* **SUPPLIED DATA**:
(begin)

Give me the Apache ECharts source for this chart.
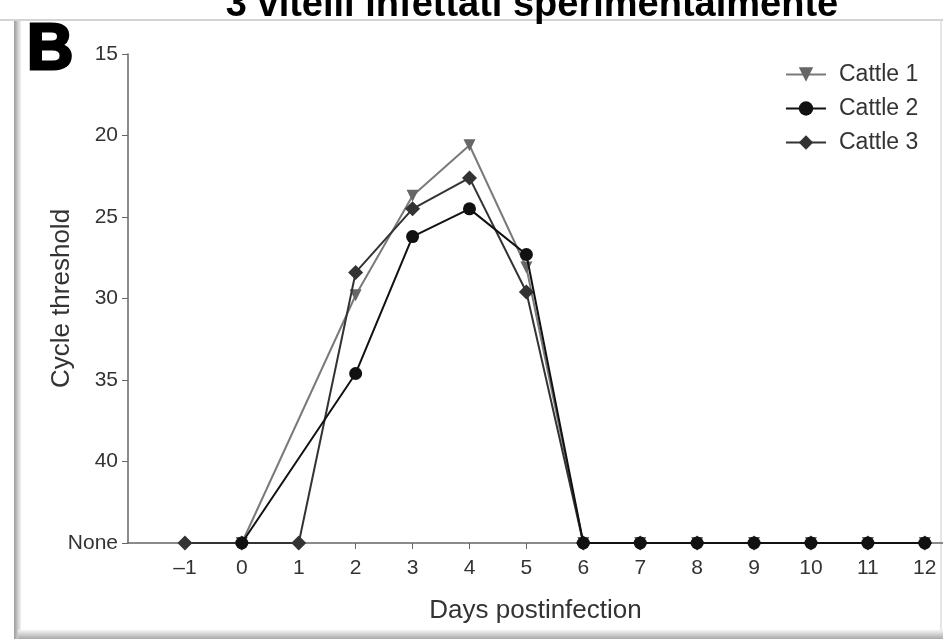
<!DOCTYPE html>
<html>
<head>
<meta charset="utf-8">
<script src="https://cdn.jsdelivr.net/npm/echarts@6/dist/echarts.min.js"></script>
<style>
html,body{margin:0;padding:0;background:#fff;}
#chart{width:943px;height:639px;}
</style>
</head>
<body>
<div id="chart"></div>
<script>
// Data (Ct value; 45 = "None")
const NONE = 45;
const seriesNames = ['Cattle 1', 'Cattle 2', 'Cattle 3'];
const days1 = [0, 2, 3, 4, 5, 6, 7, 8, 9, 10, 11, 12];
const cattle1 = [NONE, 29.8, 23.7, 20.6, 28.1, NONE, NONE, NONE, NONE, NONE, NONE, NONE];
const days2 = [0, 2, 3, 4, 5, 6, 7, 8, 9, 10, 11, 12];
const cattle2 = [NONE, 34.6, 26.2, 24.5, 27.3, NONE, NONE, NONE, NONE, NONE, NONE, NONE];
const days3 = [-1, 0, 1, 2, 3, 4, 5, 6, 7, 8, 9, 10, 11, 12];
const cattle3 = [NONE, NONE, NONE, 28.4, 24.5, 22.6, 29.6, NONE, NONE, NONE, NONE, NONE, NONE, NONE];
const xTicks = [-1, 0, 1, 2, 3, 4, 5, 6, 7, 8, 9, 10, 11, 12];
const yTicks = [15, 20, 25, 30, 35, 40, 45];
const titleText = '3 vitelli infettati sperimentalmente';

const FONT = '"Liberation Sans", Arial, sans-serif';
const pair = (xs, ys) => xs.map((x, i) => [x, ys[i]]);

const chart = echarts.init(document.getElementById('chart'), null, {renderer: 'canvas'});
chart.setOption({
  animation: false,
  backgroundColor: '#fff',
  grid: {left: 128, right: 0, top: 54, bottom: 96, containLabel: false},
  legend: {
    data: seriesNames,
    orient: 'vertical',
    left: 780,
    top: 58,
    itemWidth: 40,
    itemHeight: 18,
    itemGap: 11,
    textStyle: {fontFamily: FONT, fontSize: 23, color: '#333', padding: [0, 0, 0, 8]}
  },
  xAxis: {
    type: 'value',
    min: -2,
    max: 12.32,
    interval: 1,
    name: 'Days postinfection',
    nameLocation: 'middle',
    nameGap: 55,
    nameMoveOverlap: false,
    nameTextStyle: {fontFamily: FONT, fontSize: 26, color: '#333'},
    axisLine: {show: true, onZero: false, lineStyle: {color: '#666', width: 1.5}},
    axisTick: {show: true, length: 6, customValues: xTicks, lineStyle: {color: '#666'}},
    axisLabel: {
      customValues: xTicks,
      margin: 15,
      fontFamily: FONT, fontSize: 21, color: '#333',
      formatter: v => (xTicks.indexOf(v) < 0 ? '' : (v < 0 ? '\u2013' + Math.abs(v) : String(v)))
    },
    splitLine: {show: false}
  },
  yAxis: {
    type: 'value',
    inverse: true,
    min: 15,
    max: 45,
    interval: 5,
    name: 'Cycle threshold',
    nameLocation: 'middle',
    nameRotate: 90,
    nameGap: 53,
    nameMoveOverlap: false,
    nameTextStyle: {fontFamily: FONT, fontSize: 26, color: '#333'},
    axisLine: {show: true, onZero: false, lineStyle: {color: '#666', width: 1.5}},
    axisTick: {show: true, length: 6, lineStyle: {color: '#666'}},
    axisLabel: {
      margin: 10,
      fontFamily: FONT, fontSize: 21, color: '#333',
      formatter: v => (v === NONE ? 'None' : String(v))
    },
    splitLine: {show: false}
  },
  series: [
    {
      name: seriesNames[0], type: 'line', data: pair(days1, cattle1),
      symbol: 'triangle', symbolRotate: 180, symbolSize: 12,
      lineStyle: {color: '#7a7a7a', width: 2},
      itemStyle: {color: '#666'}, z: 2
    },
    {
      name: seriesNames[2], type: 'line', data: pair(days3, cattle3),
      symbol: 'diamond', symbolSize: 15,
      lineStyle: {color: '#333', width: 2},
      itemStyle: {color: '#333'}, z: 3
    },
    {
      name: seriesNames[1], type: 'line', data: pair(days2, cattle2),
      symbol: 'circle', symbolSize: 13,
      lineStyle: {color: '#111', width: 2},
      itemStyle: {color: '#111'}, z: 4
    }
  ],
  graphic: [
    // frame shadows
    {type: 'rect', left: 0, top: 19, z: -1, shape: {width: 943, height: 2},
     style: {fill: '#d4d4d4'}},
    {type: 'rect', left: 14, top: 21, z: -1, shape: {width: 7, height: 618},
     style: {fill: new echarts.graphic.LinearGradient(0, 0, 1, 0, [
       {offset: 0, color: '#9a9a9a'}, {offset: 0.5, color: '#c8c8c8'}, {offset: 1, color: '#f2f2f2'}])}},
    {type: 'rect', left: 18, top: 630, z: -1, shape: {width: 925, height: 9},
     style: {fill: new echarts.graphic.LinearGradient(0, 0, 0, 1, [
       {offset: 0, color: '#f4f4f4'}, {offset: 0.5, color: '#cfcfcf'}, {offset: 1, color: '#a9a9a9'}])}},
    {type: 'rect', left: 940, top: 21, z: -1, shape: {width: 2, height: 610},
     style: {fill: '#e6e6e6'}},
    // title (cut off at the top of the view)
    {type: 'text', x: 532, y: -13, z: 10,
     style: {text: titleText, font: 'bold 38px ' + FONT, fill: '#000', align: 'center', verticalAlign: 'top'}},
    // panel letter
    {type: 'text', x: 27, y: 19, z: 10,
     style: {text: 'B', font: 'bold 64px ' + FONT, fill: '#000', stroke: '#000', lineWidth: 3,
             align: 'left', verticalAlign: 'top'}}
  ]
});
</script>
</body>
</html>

(end)

* **TASK TO CARRY OUT**:
Reproduce the material above exactly, first line through the line that contains "const pair = (xs, ys)", minus the pictures.

* **RESULT FOR THIS TASK**:
Give me the Apache ECharts source for this chart.
<!DOCTYPE html>
<html>
<head>
<meta charset="utf-8">
<script src="https://cdn.jsdelivr.net/npm/echarts@6/dist/echarts.min.js"></script>
<style>
html,body{margin:0;padding:0;background:#fff;}
#chart{width:943px;height:639px;}
</style>
</head>
<body>
<div id="chart"></div>
<script>
// Data (Ct value; 45 = "None")
const NONE = 45;
const seriesNames = ['Cattle 1', 'Cattle 2', 'Cattle 3'];
const days1 = [0, 2, 3, 4, 5, 6, 7, 8, 9, 10, 11, 12];
const cattle1 = [NONE, 29.8, 23.7, 20.6, 28.1, NONE, NONE, NONE, NONE, NONE, NONE, NONE];
const days2 = [0, 2, 3, 4, 5, 6, 7, 8, 9, 10, 11, 12];
const cattle2 = [NONE, 34.6, 26.2, 24.5, 27.3, NONE, NONE, NONE, NONE, NONE, NONE, NONE];
const days3 = [-1, 0, 1, 2, 3, 4, 5, 6, 7, 8, 9, 10, 11, 12];
const cattle3 = [NONE, NONE, NONE, 28.4, 24.5, 22.6, 29.6, NONE, NONE, NONE, NONE, NONE, NONE, NONE];
const xTicks = [-1, 0, 1, 2, 3, 4, 5, 6, 7, 8, 9, 10, 11, 12];
const yTicks = [15, 20, 25, 30, 35, 40, 45];
const titleText = '3 vitelli infettati sperimentalmente';

const FONT = '"Liberation Sans", Arial, sans-serif';
const pair = (xs, ys) => xs.map((x, i) => [x, ys[i]]);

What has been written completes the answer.